Civil rights legislation was passed in the early 1960s because the “moral question” was pressed by religious leaders. “When it was finally passed, friend and foe alike credited the passage of the bill to the persistent power of the church.”[3] Senator Hubert H. Humphrey, the leader of the struggle in the Senate for passage, along with other veteran fighters for civil rights legislation, “insisted that the churches’ efforts had made the difference which had been lacking in other struggles for such bills.”[4] Where was Al Gore’s father on this issue? He voted against the Civil Rights Act of 1964.

Many of the opponents of civil rights legislation in 1964 sound like the hysterical and irrational opponents of today’s Christian activists. Senator Richard Russell of Georgia maintained that the legislation had passed because “those damn preachers had got the idea it was a moral issue.”[5]

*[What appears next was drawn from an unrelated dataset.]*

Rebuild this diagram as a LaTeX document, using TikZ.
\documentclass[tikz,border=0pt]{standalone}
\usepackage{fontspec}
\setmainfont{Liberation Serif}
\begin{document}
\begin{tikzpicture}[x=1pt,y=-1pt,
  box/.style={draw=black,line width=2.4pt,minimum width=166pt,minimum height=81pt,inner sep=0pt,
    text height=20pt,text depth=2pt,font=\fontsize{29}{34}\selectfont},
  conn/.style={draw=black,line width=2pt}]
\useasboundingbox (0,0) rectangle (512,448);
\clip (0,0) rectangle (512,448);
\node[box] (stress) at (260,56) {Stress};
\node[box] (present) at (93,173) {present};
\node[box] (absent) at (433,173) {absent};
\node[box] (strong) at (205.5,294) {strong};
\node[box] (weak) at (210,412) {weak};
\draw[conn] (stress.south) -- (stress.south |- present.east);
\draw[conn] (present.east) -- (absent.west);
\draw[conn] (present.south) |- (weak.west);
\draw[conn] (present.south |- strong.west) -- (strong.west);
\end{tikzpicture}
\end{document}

Those who have benefited from and claim to be the guardians of the legal and legislative moral crusades of the anti-segregationist movement—which claimed that civil rights was a moral issue—are now using the segregationist language of the 1960s—social issues are not moral issues—to demonize the Christian Right. To justify these bigoted attacks, a blind eye has been turned toward the historical record. There would have been no civil rights movement without the action of pastors and their congregations to force a certain moral standard on the society at large.

The leaders of the civil rights movement spoke openly of the commands of God as a crucial basis for their public activism. They made no effort to disguise their true intention: to impose their religious morality on others, on the dissenters who would rather segregate their hotels or lunch counters, or on those who did not accept a crucial epistemological premise of the movement — that black people are human beings. When King was challenged on just that point, he answered that “the law could not make people love their neighbors, but it could stop their lynching them.”[6]

Notice that these early proponents of civil rights did not mention “tolerance” and “pluralism.” Diverse views of racial relationships and modified segregationist legislation were not tolerated by those proposing civil rights legislation. The intolerance of this moral crusade was at times heavy handed and intrusionary. Some say it violated the wall separating church and state. “In February of 1956, in the midst of one of the most turbulent periods of the civil rights movement, Joseph Rummel, the Roman Catholic Archbishop of New Orleans, issued a pastoral letter condemning racial segregation as a sin.”[7] Rummel threatened to excommunicate Catholic legislators who supported pro-segregation legislation. The response was predictable. White segregationist legislators considered the letter to be a violation of constitutional principles related to church-state separation. “Racial segregation, they argued, was not ‘a matter of revealed religion’ and therefore was ‘outside the church province.’. . . Thus, the rhetoric of the 1950s was just like the rhetoric of the 1990s, except that in 1956, the liberals cheered and the conservatives got mad.”[8]

The efforts of today’s Christians on the right of the political spectrum are similar to those of black Christians of another era. While blacks fought legislative and constitutional battles for themselves, Christians today have chosen the arena of politics to fight for the unborn and to keep their families safe from redefinition. Just as “black people are human beings,” Christians believe that pre-born babies, both black and white, are human beings. And while Christians know that the law can not make people love their neighbors, it can stop them from killing babies before they are born. How is this form of “religious zealotry” different from that of more than 40 years ago?

Endnotes:

[1] Robert W. Spike, The Freedom Revolution and the Churches (New York: Association Press, 1965), 106. [2] Stephen L. Carter, The Culture of Disbelief: How American Law and Politics Trivialize Religious Devotion (New York: Basic Books, 1993), 228. [3] Spike, The Freedom Revolution and the Churches, 108. [4] Spike, The Freedom Revolution and the Churches, 108. [5] Quoted in Spike, The Freedom Revolution and the Churches, 108. [6] Carter, The Culture of Disbelief, 229. [7] Carter, The Culture of Disbelief, 63. [8] Carter, The Culture of Disbelief, 63–64.